A short section, worthy of little if any commentary. Beginning with the true-enough observation that people often don't hate the other who are different but rather the other who, in many ways, are very similar (putting aside the issue of causation), she proceeds to extrapolate one more criticism of Croatian nationalism from this unexamined bit of insight.

Essentially, her point is that Croatian nationalism was not a "broad liberation movement" like that of their poor, pig-farming cousins the Serbs, but rather a "fairly narrow effort to gain prestige within a hierarchical order." Remember, the Croats developed their national identity in the context of being a subject people of the Catholic Hapsburg Empire. Johnstone believes that there is a hierarchical order of nationalisms as well, and the Serbs are much higher up the chain the snobbish, elitist Croats, who upon independence were, in her telling, dismayed to find themselves lumped in with all those dirty, Orthodox Slavs to the south.

Of course, it is easy to find bigoted, racist, and elitist statements by leading Croats, including Ante Staveric, the founder of the Croatian Party of Rights.

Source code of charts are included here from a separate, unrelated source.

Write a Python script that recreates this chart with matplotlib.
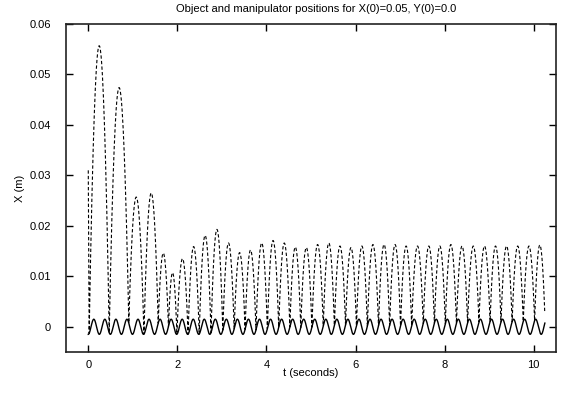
import numpy as np
import matplotlib
matplotlib.use("Agg")
import matplotlib.pyplot as plt

plt.rcParams['font.family'] = ['Liberation Sans', 'DejaVu Sans']

# values
# object (dashed): start value, contact times with the manipulator, peak heights of each flight
x_start = 0.031
contact_t = [0.02, 0.47, 0.91, 1.25, 1.57, 1.80, 1.99, 2.24, 2.49, 2.755,
             3.02, 3.275, 3.52, 3.765, 4.02, 4.275, 4.525, 4.77, 5.02, 5.275,
             5.525, 5.775, 6.02, 6.265, 6.515, 6.765, 7.01, 7.26, 7.52, 7.77,
             8.015, 8.265, 8.515, 8.77, 9.02, 9.265, 9.515, 9.765, 10.02, 10.255]
peak_x = [0.0557, 0.0474, 0.0257, 0.0265, 0.0146, 0.0107, 0.0135, 0.0159, 0.0181, 0.0193,
          0.0166, 0.0147, 0.0152, 0.0166, 0.0171, 0.0166, 0.0158, 0.0157, 0.0163, 0.0166,
          0.0160, 0.0157, 0.0160, 0.0163, 0.0163, 0.0163, 0.0160, 0.0160, 0.0160, 0.0160,
          0.0163, 0.0160, 0.0160, 0.0160, 0.0160, 0.0160, 0.0160, 0.0160, 0.0162]
t_end = 10.25

# manipulator (solid): amplitude and period of its oscillation
manip_amp = 0.0015
manip_period = 0.248


def manipulator(t):
    return -manip_amp * np.cos(2 * np.pi * t / manip_period)


def object_path():
    ts = [0.0]
    xs = [x_start]
    for i in range(len(peak_x)):
        ta, tb = contact_t[i], contact_t[i + 1]
        xa, xb = manipulator(ta), manipulator(tb)
        t = np.linspace(ta, tb, 60)
        s = (t - ta) / (tb - ta)
        x = xa + (xb - xa) * s + 4 * (peak_x[i] - (xa + xb) / 2) * s * (1 - s)
        keep = t <= t_end
        ts.extend(t[keep])
        xs.extend(x[keep])
    return np.array(ts), np.array(xs)


t_obj, x_obj = object_path()
t_man = np.linspace(0, t_end, 2000)
x_man = manipulator(t_man)

fig = plt.figure(figsize=(5.61, 3.94), dpi=100)
ax = fig.add_axes([66 / 561, 1 - 352 / 394, 490 / 561, 328 / 394])

ax.plot(t_obj, x_obj, color='black', lw=0.8, linestyle=(0, (3, 2)))
ax.plot(t_man, x_man, color='black', lw=1.0)

ax.set_xlim(-0.5, 10.5)
ax.set_ylim(-0.005, 0.06)

xticks = [0, 2, 4, 6, 8, 10]
yticks = [0, 0.01, 0.02, 0.03, 0.04, 0.05, 0.06]
ax.set_xticks(xticks)
ax.set_xticklabels([str(v) for v in xticks])
ax.set_yticks(yticks)
ax.set_yticklabels(['0', '0.01', '0.02', '0.03', '0.04', '0.05', '0.06'])

ax.tick_params(direction='in', length=5, width=1, top=True, right=True,
               labelsize=8, colors='black')
ax.tick_params(axis='x', pad=6)
ax.tick_params(axis='y', pad=11)
for sp in ax.spines.values():
    sp.set_linewidth(1.2)
    sp.set_color('#222222')

ax.set_xlabel('t (seconds)', fontsize=8, labelpad=-2)
ax.set_ylabel('X (m)', fontsize=8, labelpad=3)
fig.text(316 / 561, 1 - 9 / 394, 'Object and manipulator positions for X(0)=0.05, Y(0)=0.0',
         ha='center', va='center', fontsize=8)

fig.savefig('out.png', dpi=100)
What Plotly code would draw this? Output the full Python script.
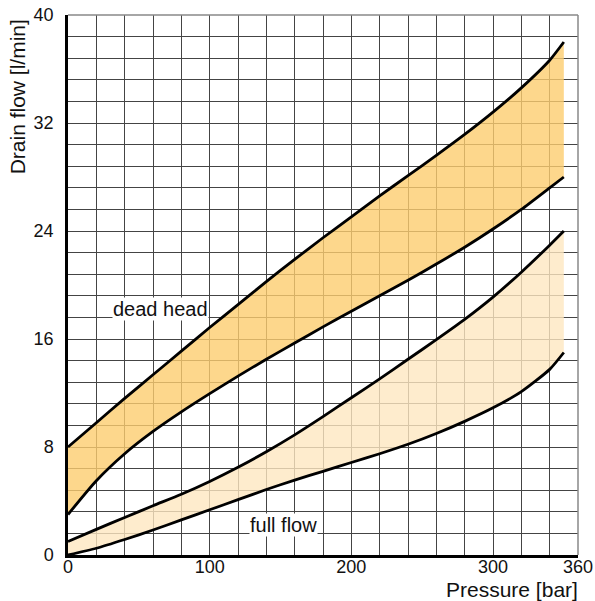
import plotly.graph_objects as go

# Pressure [bar]
pressure = [0, 20, 40, 60, 80, 100, 120, 140, 160, 180, 200, 220, 240, 260, 280, 300, 320, 340, 350]

# Drain flow [l/min]
dead_head_upper = [8.0, 9.8, 11.6, 13.35, 15.1, 16.85, 18.55, 20.25, 21.9, 23.5, 25.05, 26.6, 28.1, 29.6, 31.15, 32.8, 34.6, 36.65, 38.0]
dead_head_lower = [3.0, 5.5, 7.5, 9.15, 10.6, 11.95, 13.25, 14.5, 15.7, 16.9, 18.05, 19.2, 20.35, 21.55, 22.8, 24.15, 25.6, 27.2, 28.0]
full_flow_upper = [1.0, 1.9, 2.78, 3.65, 4.5, 5.45, 6.5, 7.65, 8.9, 10.25, 11.65, 13.05, 14.5, 15.95, 17.45, 19.1, 20.95, 22.95, 24.0]
full_flow_lower = [0.0, 0.5, 1.15, 1.85, 2.6, 3.35, 4.1, 4.85, 5.55, 6.2, 6.85, 7.5, 8.2, 9.0, 9.9, 10.9, 12.1, 13.75, 15.0]

x_tick_vals = [0, 100, 200, 300, 360]
y_tick_vals = [0, 8, 16, 24, 32, 40]

FONT = "Liberation Sans, Arial, Helvetica, sans-serif"
LINE = dict(color="black", width=2.8, shape="spline", smoothing=0.6)
GRID = "#444444"

fig = go.Figure()
fig.add_trace(go.Scatter(x=pressure, y=dead_head_lower, mode="lines", line=LINE,
                         showlegend=False, hoverinfo="skip"))
fig.add_trace(go.Scatter(x=pressure, y=dead_head_upper, mode="lines", line=LINE,
                         fill="tonexty", fillcolor="rgba(252,205,111,0.8)",
                         showlegend=False, hoverinfo="skip"))
fig.add_trace(go.Scatter(x=pressure, y=full_flow_lower, mode="lines", line=LINE,
                         showlegend=False, hoverinfo="skip"))
fig.add_trace(go.Scatter(x=pressure, y=full_flow_upper, mode="lines", line=LINE,
                         fill="tonexty", fillcolor="rgba(254,231,192,0.8)",
                         showlegend=False, hoverinfo="skip"))

fig.update_layout(
    width=595, height=601,
    margin=dict(l=68, r=17, t=15, b=46, autoexpand=False),
    paper_bgcolor="white", plot_bgcolor="white",
    font=dict(family=FONT, size=18, color="#111"),
    showlegend=False,
    xaxis=dict(
        range=[0, 360], tickvals=x_tick_vals, ticktext=[str(v) for v in x_tick_vals],
        showgrid=True, gridcolor=GRID, gridwidth=1, automargin=False,
        minor=dict(dtick=20, tick0=0, showgrid=True, gridcolor=GRID, gridwidth=1),
        showline=True, linecolor="black", linewidth=2.5,
        ticks="", ticklen=0, ticklabelstandoff=-6, zeroline=False,
        tickfont=dict(size=18, family=FONT, color="#111"),
    ),
    yaxis=dict(
        range=[0, 40], tickvals=y_tick_vals, ticktext=[str(v) for v in y_tick_vals],
        showgrid=True, gridcolor=GRID, gridwidth=1, automargin=False,
        minor=dict(dtick=1.6, tick0=0, showgrid=True, gridcolor=GRID, gridwidth=1),
        showline=True, linecolor="black", linewidth=2.5,
        ticks="", ticklabelstandoff=8, zeroline=False,
        tickfont=dict(size=18, family=FONT, color="#111"),
    ),
    shapes=[
        dict(type="line", xref="paper", yref="paper", x0=0, x1=1, y0=1, y1=1,
             line=dict(color="#888", width=1.5)),
        dict(type="line", xref="paper", yref="paper", x0=1, x1=1, y0=0, y1=1,
             line=dict(color="#888", width=1.5)),
    ],
    annotations=[
        dict(text="dead head", x=65, y=18.2, xref="x", yref="y", showarrow=False,
             font=dict(size=20, family=FONT, color="#111"), bgcolor="white", borderpad=0),
        dict(text="full flow", x=152, y=2.2, xref="x", yref="y", showarrow=False,
             font=dict(size=20, family=FONT, color="#111"), bgcolor="white", borderpad=0),
        dict(text="Drain flow [l/min]", x=-0.1, y=33.9, xref="paper", yref="y",
             textangle=-90, showarrow=False, xanchor="center", yanchor="middle",
             font=dict(size=21, family=FONT, color="#111")),
        dict(text="Pressure [bar]", x=1.004, y=-0.063, xref="paper", yref="paper",
             showarrow=False, xanchor="right", yanchor="middle",
             font=dict(size=21, family=FONT, color="#111")),
    ],
)

fig.write_html(
    "out.html",
    config={"displayModeBar": False},
    post_script="document.body.style.margin='0';document.body.style.overflow='hidden';",
)
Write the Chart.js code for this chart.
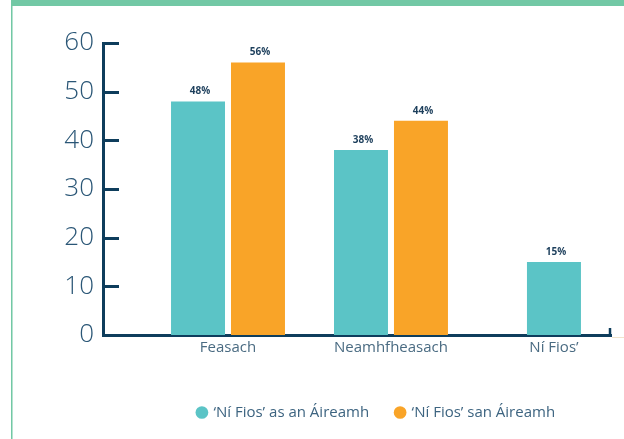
<!DOCTYPE html>
<html>
<head>
<meta charset="utf-8">
<script src="https://cdn.jsdelivr.net/npm/chart.js@4.4.1/dist/chart.umd.min.js"></script>
<style>
  html, body { margin: 0; padding: 0; background: #ffffff; }
  #wrap { width: 624px; height: 439px; }
</style>
</head>
<body>
<div id="wrap"><canvas id="c" width="624" height="439"></canvas></div>
<script>
// ---- data ----
const categories = ['Feasach', 'Neamhfheasach', 'Ní Fios’'];
const seriesNames = ['‘Ní Fios’ as an Áireamh', '‘Ní Fios’ san Áireamh'];
const excludedValues = [48, 38, 15];
const includedValues = [56, 44, null];
const yTicks = [0, 10, 20, 30, 40, 50, 60];

// ---- styles ----
const TEAL = '#5BC4C6';
const ORANGE = '#F9A428';
const NAVY = '#0E3D5C';
const FONT = "'Open Sans', 'Noto Sans', sans-serif";

const toPoints = vals => vals.map((v, i) => ({ x: i, y: v }));

const framePlugin = {
  id: 'frame',
  beforeDraw(chart) {
    const ctx = chart.ctx;
    ctx.save();
    ctx.fillStyle = '#ffffff';
    ctx.fillRect(0, 0, chart.width, chart.height);
    ctx.fillStyle = '#72C8A5';
    ctx.fillRect(11, 0, chart.width - 11, 6);
    ctx.fillStyle = '#72C8A5';
    ctx.fillRect(11, 0, 1, chart.height);
    ctx.fillStyle = '#B5E2CF';
    ctx.fillRect(12, 6, 1, chart.height - 6);
    ctx.restore();
  }
};

const axisMarksPlugin = {
  id: 'axisMarks',
  afterDraw(chart) {
    const ctx = chart.ctx;
    const y = chart.scales.y;
    const area = chart.chartArea;
    ctx.save();
    ctx.strokeStyle = NAVY;
    ctx.lineWidth = 3;
    yTicks.forEach(v => {
      const py = Math.round(y.getPixelForValue(v)) + 0.5;
      ctx.beginPath();
      ctx.moveTo(area.left, py);
      ctx.lineTo(area.left + 16, py);
      ctx.stroke();
    });
    // right end tick of x axis
    ctx.lineWidth = 2.5;
    ctx.beginPath();
    ctx.moveTo(area.right - 1, area.bottom + 1);
    ctx.lineTo(area.right - 1, area.bottom - 7);
    ctx.stroke();
    ctx.strokeStyle = '#F1E4CC';
    ctx.lineWidth = 1;
    ctx.beginPath();
    ctx.moveTo(area.right + 1, area.bottom + 2.5);
    ctx.lineTo(chart.width, area.bottom + 2.5);
    ctx.stroke();
    ctx.restore();
  }
};

const valueLabelPlugin = {
  id: 'valueLabels',
  afterDatasetsDraw(chart) {
    const ctx = chart.ctx;
    ctx.save();
    ctx.font = "bold 10px " + FONT;
    ctx.fillStyle = '#1D3F5C';
    ctx.textAlign = 'center';
    ctx.textBaseline = 'middle';
    chart.data.datasets.forEach((ds, di) => {
      const meta = chart.getDatasetMeta(di);
      meta.data.forEach((bar, i) => {
        const v = ds.data[i].y;
        if (v === null || v === undefined) return;
        ctx.fillText(v + '%', bar.x + 2, bar.y - 10);
      });
    });
    ctx.restore();
  }
};

const legendShiftPlugin = {
  id: 'legendShift',
  afterLayout(chart) {
    const lg = chart.legend;
    if (lg) { lg.left += 71; lg.right += 71; }
  }
};

new Chart(document.getElementById('c'), {
  type: 'bar',
  data: {
    datasets: [
      { label: seriesNames[0], data: toPoints(excludedValues), backgroundColor: TEAL, borderWidth: 0 },
      { label: seriesNames[1], data: toPoints(includedValues), backgroundColor: ORANGE, borderWidth: 0 }
    ]
  },
  options: {
    responsive: false,
    animation: false,
    devicePixelRatio: 1,
    skipNull: true,
    categoryPercentage: 0.736,
    barPercentage: 0.9,
    maxBarThickness: 54,
    layout: { padding: { left: 0, right: 13, top: 43, bottom: 9 } },
    plugins: {
      tooltip: { enabled: false },
      legend: {
        position: 'bottom',
        labels: {
          usePointStyle: true,
          pointStyle: 'circle',
          boxWidth: 8,
          boxHeight: 9,
          padding: 27,
          color: '#3D6480',
          font: { family: FONT, size: 15 }
        }
      }
    },
    scales: {
      x: {
        type: 'linear',
        offset: false,
        min: -0.767,
        max: 2.35,
        grid: { display: false, drawTicks: false, offset: false },
        border: { display: true, color: NAVY, width: 3 },
        ticks: {
          stepSize: 1,
          includeBounds: false,
          autoSkip: false,
          maxRotation: 0,
          padding: 4,
          color: '#4A6B82',
          font: { family: FONT, size: 15 },
          callback: v => categories[Math.round(v)] ?? ''
        },
        afterFit: s => { s.height = 43; }
      },
      y: {
        min: 0,
        max: 60,
        grid: { display: false, drawTicks: false },
        border: { display: true, color: NAVY, width: 3 },
        ticks: {
          stepSize: 10,
          padding: 9,
          color: '#2A5676',
          font: { family: FONT, size: 26, weight: '300' }
        },
        afterFit: s => { s.width = 103; }
      }
    }
  },
  plugins: [framePlugin, axisMarksPlugin, valueLabelPlugin, legendShiftPlugin]
});
</script>
</body>
</html>
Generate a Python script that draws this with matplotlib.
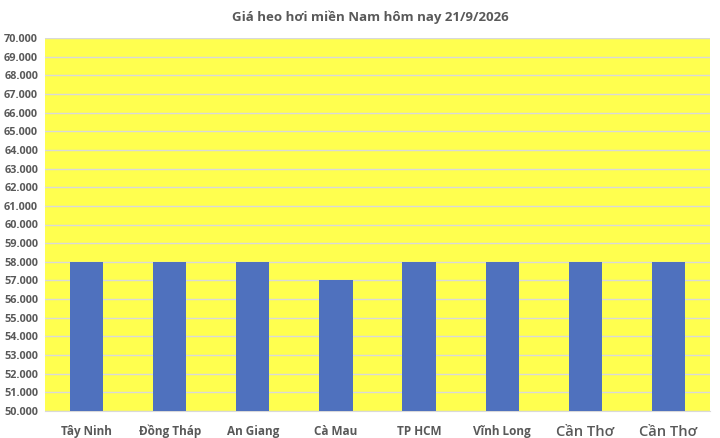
import matplotlib
matplotlib.use('Agg')
import matplotlib.pyplot as plt
from matplotlib.ticker import FuncFormatter, MultipleLocator

plt.rcParams['font.family'] = ['Open Sans', 'DejaVu Sans']

# Data
provinces = ['Tây Ninh', 'Đồng Tháp', 'An Giang', 'Cà Mau',
             'TP HCM', 'Vĩnh Long', 'Cần Thơ', 'Cần Thơ']
prices = [58000, 58000, 58000, 57000, 58000, 58000, 58000, 58000]
title = 'Giá heo hơi miền Nam hôm nay 21/9/2026'

fig = plt.figure(figsize=(7.2, 4.38), dpi=100)
ax = fig.add_axes([45 / 720, 27 / 438, 665 / 720, 373 / 438])
ax.set_facecolor('#FFFF4F')

x = range(len(provinces))
ax.bar(x, prices, width=0.4, color='#4F71BE', zorder=3)

ax.set_ylim(50000, 70000)
ax.set_xlim(-0.5, len(provinces) - 0.5)
ax.yaxis.set_major_locator(MultipleLocator(1000))
ax.yaxis.set_major_formatter(FuncFormatter(lambda v, p: f'{v:,.0f}'.replace(',', '.')))
ax.grid(axis='y', color='#D9D9D9', linewidth=1, zorder=0)

ax.set_xticks(list(x))
ax.set_xticklabels(provinces)
for i, lbl in enumerate(ax.get_xticklabels()):
    lbl.set_color('#595959')
    if i >= 6:
        lbl.set_fontsize(10.5)
        lbl.set_fontweight('semibold')
    else:
        lbl.set_fontsize(8.5)
        lbl.set_fontweight('bold')
for lbl in ax.get_yticklabels():
    lbl.set_fontweight('bold')
    lbl.set_color('#595959')
    lbl.set_fontsize(7.8)

ax.tick_params(axis='both', length=0)
ax.tick_params(axis='x', pad=10)
ax.tick_params(axis='y', pad=5)
for side in ['top', 'right', 'left']:
    ax.spines[side].set_visible(False)
ax.spines['bottom'].set_color('#D9D9D9')

fig.text(370 / 720, 1 - 17 / 438, title, ha='center', va='center',
         fontsize=9.5, fontweight='bold', color='#595959')

fig.savefig('out.png', dpi=100, facecolor='white')
plt.close(fig)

Establish a direct line between the chauvinism of Staveric to the outright insane bigotry of Pavelic, demonstrate that many hard-line Ustashe went into exile after World War II, and you've got yourself one sinister-looking piece of damning evidence.

That's about it for this section, which is only two pages long. Again, I have no love for the Ustashe or its ideology. I shouldn't have to make that disclaimer, but in Johnstone's version of history I must--all Croatian nationalism, in her version of history, revolves around the Ustashe. Croatian nationalism, in her telling, was a direct line leading the Pavelic's regime. All Croatian history after the War was simply a long period of waiting before Croatia's true nature would again reveal itself.

One last note--it's very distressing how lively and focused Johnstone's prose is in this section; her writing is much more direct and less cluttered with unrelated trivia. I fear she is enjoying this dragging through the muck just as much as I find it depressing.